▸ **Exercise**
State only the number of lines that include "code".

-- Begin Data for processing --

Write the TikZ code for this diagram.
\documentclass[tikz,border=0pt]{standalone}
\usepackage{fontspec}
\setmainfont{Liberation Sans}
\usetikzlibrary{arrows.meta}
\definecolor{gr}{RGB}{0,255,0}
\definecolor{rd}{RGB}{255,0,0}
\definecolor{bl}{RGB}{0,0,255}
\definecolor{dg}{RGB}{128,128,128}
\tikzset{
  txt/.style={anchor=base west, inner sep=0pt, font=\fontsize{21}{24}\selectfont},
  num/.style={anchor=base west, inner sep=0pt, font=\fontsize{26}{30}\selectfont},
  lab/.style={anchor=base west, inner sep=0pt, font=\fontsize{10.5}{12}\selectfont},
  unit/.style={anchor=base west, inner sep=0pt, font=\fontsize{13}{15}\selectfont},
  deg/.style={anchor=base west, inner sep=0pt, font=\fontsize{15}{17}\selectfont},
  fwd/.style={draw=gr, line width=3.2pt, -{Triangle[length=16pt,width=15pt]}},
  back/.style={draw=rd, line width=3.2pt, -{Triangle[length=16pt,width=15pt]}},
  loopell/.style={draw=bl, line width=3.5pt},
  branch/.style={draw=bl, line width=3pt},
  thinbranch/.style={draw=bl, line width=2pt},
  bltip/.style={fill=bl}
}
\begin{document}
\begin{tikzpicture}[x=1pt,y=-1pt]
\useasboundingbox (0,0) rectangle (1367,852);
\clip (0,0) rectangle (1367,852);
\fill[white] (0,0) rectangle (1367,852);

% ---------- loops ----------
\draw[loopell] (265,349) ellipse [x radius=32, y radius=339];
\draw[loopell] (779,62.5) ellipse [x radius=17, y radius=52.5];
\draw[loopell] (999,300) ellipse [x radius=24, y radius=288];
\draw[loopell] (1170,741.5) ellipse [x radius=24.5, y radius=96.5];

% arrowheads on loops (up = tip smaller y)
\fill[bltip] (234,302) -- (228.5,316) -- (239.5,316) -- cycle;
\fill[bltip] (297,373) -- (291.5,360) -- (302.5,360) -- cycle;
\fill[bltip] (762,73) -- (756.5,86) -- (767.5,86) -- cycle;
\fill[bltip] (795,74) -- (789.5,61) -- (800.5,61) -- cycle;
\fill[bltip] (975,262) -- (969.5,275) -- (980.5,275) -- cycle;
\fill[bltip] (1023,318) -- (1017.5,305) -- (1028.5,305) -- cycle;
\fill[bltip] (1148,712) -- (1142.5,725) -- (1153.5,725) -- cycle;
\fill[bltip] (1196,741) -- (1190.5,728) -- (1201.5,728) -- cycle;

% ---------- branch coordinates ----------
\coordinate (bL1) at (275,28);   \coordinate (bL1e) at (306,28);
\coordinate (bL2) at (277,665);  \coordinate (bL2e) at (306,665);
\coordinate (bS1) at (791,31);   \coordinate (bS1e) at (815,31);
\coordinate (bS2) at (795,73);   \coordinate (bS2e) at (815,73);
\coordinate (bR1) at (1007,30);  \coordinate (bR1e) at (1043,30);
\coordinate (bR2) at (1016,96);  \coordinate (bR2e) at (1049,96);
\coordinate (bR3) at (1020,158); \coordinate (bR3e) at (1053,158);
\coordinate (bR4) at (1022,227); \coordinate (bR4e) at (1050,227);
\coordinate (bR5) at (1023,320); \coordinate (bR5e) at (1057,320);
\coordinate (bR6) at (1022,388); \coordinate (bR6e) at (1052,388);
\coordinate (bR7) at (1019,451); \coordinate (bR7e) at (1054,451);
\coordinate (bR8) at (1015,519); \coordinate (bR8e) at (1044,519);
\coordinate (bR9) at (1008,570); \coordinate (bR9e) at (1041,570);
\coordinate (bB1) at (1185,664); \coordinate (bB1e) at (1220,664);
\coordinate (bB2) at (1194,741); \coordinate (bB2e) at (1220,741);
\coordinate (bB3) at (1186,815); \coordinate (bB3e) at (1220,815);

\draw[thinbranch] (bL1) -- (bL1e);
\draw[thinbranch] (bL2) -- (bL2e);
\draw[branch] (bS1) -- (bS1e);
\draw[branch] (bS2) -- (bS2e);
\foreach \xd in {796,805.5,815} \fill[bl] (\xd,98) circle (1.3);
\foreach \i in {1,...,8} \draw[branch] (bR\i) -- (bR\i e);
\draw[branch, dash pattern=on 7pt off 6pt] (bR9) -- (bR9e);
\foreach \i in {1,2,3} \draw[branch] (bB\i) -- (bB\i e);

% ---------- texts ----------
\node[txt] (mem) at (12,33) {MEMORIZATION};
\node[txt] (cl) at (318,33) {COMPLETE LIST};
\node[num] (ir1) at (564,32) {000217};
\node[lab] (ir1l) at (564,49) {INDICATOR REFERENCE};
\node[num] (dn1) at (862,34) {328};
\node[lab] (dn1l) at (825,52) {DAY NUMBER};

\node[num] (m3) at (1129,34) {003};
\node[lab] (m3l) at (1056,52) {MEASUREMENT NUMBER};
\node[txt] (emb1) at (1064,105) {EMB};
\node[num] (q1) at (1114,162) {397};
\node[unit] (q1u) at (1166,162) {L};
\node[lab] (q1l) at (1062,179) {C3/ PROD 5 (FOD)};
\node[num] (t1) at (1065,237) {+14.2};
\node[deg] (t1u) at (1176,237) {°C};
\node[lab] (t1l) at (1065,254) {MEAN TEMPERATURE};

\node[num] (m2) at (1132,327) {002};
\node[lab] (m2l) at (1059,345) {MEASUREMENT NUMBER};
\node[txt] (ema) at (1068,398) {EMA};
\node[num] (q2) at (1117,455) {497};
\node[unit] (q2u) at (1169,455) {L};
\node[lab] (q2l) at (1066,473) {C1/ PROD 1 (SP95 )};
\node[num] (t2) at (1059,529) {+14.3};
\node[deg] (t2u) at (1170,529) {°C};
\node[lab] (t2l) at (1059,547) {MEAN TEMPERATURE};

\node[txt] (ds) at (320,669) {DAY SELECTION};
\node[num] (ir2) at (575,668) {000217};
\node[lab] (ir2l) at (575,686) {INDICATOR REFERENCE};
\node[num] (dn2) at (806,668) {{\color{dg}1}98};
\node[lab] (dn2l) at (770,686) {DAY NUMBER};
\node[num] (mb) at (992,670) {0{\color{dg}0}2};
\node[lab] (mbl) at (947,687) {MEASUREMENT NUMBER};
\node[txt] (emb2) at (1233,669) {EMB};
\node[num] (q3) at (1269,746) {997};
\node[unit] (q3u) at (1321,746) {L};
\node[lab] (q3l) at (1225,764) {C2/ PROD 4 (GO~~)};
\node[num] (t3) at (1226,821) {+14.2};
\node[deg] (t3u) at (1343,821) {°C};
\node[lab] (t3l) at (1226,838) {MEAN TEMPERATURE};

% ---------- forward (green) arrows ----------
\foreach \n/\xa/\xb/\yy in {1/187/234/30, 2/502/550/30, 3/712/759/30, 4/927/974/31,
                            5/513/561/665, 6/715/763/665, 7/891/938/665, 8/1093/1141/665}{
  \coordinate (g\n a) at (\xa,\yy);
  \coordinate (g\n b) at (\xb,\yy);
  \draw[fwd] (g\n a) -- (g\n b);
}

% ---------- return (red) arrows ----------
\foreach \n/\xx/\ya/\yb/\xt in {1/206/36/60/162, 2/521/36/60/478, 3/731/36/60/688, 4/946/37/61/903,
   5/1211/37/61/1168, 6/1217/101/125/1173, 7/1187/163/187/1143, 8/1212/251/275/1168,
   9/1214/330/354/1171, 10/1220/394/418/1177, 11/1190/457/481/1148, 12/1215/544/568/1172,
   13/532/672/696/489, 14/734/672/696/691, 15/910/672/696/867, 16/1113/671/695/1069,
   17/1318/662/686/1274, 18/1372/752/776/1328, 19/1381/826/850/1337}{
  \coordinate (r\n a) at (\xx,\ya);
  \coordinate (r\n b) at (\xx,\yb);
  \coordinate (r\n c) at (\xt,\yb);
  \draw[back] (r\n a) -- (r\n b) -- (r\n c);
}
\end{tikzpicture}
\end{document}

-- End Data for processing --
-- Begin Data for processing --

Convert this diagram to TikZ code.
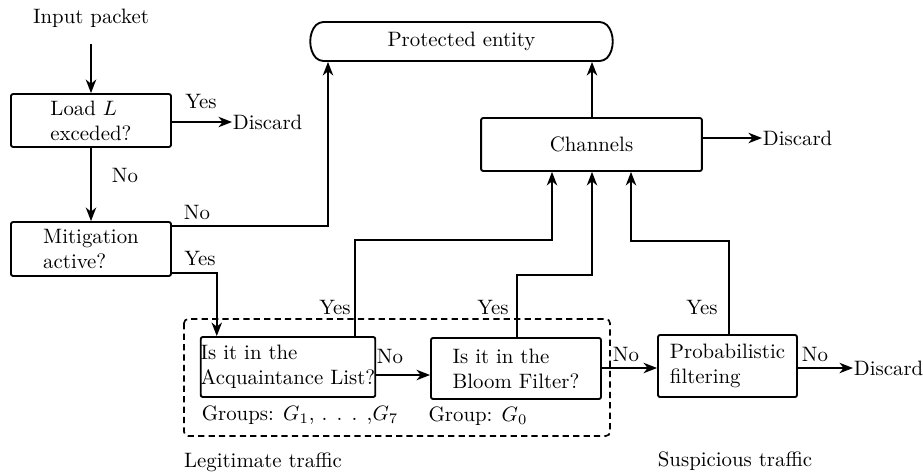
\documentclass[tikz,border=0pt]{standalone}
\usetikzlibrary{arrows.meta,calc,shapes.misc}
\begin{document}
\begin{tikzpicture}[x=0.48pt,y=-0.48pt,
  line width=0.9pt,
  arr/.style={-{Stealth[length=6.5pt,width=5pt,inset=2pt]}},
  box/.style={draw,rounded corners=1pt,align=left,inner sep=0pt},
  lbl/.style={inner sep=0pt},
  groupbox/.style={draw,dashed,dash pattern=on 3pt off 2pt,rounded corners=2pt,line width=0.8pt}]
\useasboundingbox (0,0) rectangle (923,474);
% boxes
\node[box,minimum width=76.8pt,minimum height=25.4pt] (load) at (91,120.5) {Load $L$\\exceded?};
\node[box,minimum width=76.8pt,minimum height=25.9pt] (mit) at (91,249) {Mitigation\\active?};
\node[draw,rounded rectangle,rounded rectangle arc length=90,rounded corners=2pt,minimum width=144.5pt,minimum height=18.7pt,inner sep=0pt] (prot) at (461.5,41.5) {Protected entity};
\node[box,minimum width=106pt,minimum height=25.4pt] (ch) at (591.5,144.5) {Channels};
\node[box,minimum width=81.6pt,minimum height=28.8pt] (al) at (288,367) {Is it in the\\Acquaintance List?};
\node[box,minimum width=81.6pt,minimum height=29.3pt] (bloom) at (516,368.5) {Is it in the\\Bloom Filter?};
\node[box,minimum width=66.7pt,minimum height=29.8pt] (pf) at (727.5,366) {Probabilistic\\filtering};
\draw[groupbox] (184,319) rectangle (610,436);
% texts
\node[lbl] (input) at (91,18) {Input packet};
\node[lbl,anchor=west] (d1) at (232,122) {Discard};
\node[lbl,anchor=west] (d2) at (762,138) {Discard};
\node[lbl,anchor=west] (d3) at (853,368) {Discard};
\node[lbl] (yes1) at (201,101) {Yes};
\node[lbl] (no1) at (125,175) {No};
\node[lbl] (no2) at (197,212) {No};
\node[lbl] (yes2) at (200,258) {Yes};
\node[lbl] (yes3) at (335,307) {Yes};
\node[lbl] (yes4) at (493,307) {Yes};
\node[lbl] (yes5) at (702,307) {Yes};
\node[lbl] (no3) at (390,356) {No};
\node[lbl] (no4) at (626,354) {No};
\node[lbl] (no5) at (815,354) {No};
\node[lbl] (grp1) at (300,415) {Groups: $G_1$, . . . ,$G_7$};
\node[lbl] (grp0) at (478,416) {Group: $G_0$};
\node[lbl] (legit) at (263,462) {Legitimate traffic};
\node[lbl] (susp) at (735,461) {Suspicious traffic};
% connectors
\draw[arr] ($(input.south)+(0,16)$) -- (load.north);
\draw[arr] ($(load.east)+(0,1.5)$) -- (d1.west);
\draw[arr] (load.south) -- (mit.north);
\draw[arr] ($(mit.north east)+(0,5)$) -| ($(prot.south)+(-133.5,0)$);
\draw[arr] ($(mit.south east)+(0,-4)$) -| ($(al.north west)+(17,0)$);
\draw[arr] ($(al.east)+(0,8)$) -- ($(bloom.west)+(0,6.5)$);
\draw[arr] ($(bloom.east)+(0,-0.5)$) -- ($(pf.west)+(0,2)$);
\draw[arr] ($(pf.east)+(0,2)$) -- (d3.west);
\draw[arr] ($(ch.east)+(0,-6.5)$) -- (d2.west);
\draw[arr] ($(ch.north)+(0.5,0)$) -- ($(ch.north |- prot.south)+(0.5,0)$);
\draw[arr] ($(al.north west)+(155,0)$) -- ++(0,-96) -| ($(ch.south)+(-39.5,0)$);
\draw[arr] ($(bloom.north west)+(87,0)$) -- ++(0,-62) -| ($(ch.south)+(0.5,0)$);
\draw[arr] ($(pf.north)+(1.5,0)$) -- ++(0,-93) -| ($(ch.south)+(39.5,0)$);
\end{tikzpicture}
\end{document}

-- End Data for processing --

▸ **Expected answer**
2